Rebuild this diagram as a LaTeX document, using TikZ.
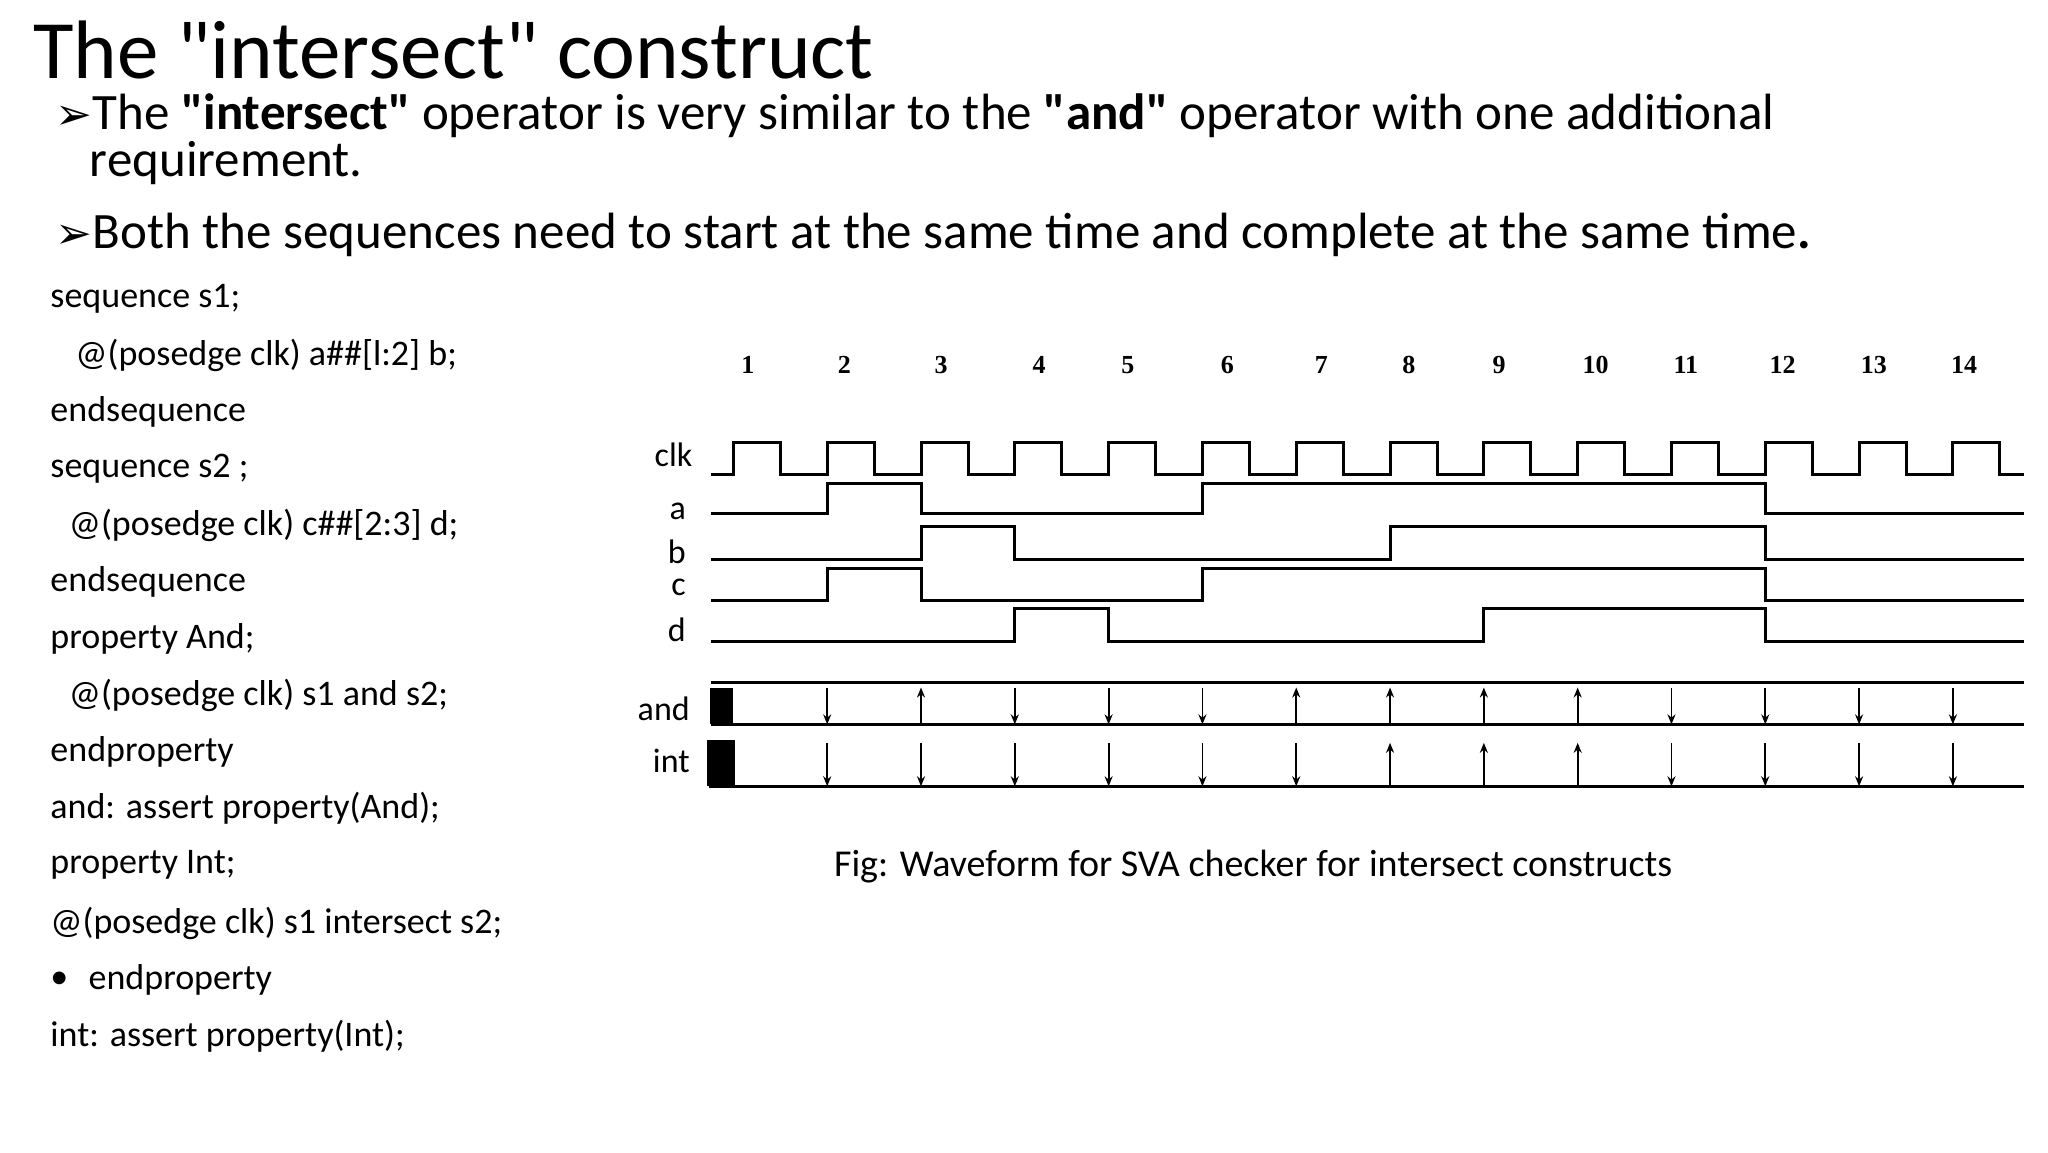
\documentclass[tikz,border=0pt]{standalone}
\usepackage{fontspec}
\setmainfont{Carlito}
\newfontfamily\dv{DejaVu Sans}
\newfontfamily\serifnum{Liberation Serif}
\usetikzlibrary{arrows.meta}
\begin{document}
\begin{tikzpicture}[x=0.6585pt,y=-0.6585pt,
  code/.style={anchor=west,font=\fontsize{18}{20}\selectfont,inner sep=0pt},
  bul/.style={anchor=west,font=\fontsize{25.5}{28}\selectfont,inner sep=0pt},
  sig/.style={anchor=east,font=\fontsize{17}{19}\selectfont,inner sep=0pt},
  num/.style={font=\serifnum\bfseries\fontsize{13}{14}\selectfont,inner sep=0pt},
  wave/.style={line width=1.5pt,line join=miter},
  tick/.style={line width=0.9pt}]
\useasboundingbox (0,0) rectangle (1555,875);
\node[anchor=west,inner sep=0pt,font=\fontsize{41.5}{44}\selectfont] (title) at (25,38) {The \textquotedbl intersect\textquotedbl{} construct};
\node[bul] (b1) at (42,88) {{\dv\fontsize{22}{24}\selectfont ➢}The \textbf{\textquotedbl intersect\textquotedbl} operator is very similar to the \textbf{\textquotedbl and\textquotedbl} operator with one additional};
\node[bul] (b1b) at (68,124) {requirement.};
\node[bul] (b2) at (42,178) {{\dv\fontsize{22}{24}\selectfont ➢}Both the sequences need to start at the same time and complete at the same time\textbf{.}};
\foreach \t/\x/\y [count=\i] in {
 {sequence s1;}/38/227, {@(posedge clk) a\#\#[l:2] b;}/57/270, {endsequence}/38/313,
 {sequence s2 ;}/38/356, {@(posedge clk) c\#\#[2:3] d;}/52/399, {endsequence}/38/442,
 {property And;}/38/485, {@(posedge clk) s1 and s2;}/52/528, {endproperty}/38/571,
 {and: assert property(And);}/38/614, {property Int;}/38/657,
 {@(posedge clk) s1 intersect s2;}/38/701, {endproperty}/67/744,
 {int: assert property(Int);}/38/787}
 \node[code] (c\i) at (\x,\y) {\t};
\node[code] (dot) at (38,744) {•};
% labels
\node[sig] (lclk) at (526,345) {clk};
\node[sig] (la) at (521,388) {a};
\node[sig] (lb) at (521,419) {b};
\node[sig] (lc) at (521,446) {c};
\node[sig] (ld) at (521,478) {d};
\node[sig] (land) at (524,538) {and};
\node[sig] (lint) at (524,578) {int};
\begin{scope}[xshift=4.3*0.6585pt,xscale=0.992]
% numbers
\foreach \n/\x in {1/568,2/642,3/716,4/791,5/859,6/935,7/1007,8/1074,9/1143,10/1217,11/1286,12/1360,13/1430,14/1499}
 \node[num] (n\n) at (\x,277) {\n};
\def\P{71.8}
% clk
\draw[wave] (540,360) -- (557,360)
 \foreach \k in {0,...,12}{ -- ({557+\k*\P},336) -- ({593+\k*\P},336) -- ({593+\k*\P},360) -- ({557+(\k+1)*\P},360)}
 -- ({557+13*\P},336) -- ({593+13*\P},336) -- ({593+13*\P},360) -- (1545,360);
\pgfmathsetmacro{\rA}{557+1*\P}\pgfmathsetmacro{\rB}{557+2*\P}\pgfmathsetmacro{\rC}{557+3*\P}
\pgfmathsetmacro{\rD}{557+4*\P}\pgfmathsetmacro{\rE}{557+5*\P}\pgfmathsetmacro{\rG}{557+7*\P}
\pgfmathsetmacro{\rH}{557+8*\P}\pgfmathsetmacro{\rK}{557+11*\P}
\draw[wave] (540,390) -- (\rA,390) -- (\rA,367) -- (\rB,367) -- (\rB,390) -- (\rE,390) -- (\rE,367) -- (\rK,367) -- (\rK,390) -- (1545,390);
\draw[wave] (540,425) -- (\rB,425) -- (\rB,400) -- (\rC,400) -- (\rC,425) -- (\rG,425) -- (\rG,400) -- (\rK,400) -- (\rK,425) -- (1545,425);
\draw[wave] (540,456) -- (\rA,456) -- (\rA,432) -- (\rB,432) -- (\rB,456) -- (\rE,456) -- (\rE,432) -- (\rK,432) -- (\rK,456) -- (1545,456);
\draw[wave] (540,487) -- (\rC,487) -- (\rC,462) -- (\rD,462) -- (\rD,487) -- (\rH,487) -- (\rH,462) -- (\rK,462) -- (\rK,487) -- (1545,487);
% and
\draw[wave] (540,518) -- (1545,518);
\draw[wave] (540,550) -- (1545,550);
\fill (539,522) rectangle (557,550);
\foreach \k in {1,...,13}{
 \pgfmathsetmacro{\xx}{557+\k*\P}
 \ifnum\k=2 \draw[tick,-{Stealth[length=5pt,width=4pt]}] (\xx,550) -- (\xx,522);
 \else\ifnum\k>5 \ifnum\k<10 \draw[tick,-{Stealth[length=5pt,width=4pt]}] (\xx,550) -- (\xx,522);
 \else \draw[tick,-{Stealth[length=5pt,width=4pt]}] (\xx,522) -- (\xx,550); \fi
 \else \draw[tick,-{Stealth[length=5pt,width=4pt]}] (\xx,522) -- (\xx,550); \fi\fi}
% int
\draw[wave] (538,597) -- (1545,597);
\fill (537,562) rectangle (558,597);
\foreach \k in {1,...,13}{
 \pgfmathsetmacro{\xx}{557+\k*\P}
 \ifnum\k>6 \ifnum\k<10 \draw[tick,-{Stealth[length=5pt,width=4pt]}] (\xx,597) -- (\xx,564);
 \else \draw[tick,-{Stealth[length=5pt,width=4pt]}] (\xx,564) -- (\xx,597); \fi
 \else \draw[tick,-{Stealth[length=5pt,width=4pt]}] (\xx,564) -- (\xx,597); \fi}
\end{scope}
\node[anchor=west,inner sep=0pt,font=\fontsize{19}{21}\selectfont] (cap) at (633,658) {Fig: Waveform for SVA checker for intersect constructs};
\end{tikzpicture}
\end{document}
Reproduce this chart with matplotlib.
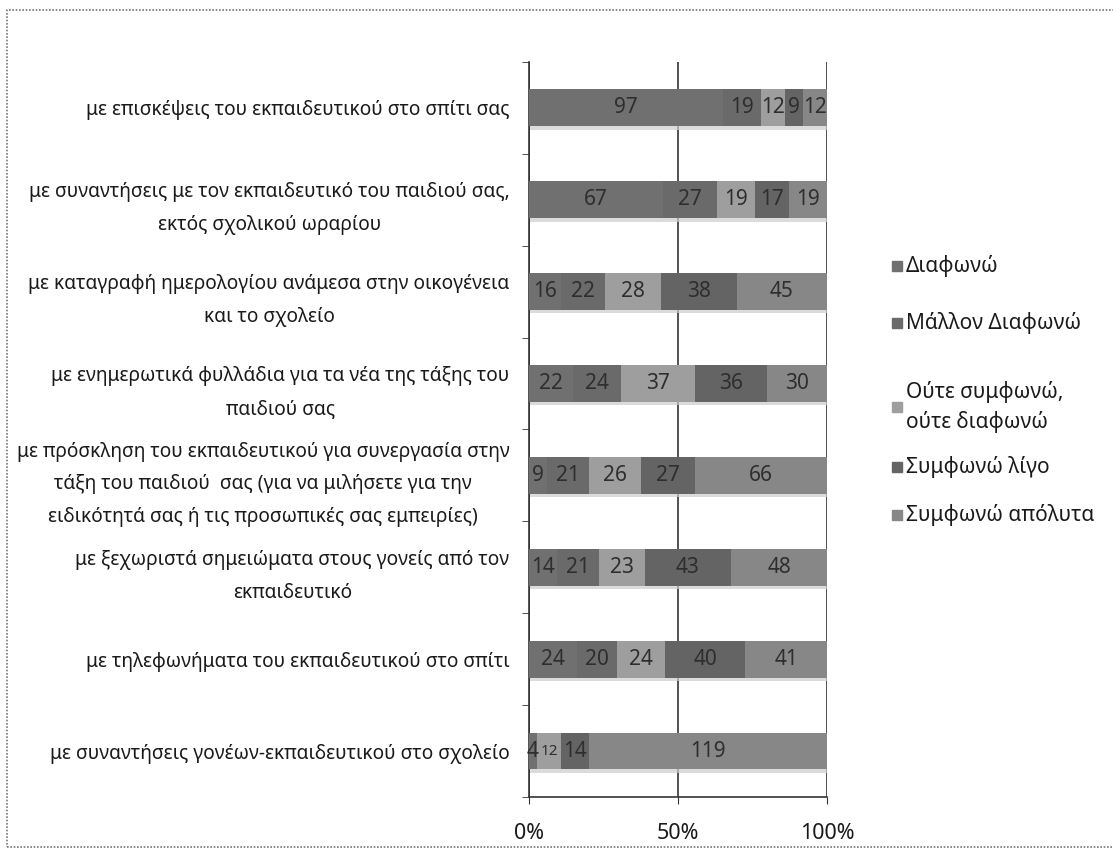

#### [Aim of the task]
Where does the word "this" appear in the listing? List each line that holds it.

#### [Result of the exercise]
Rebuild this diagram as a LaTeX document, using TikZ.
Reproduce this chart with matplotlib.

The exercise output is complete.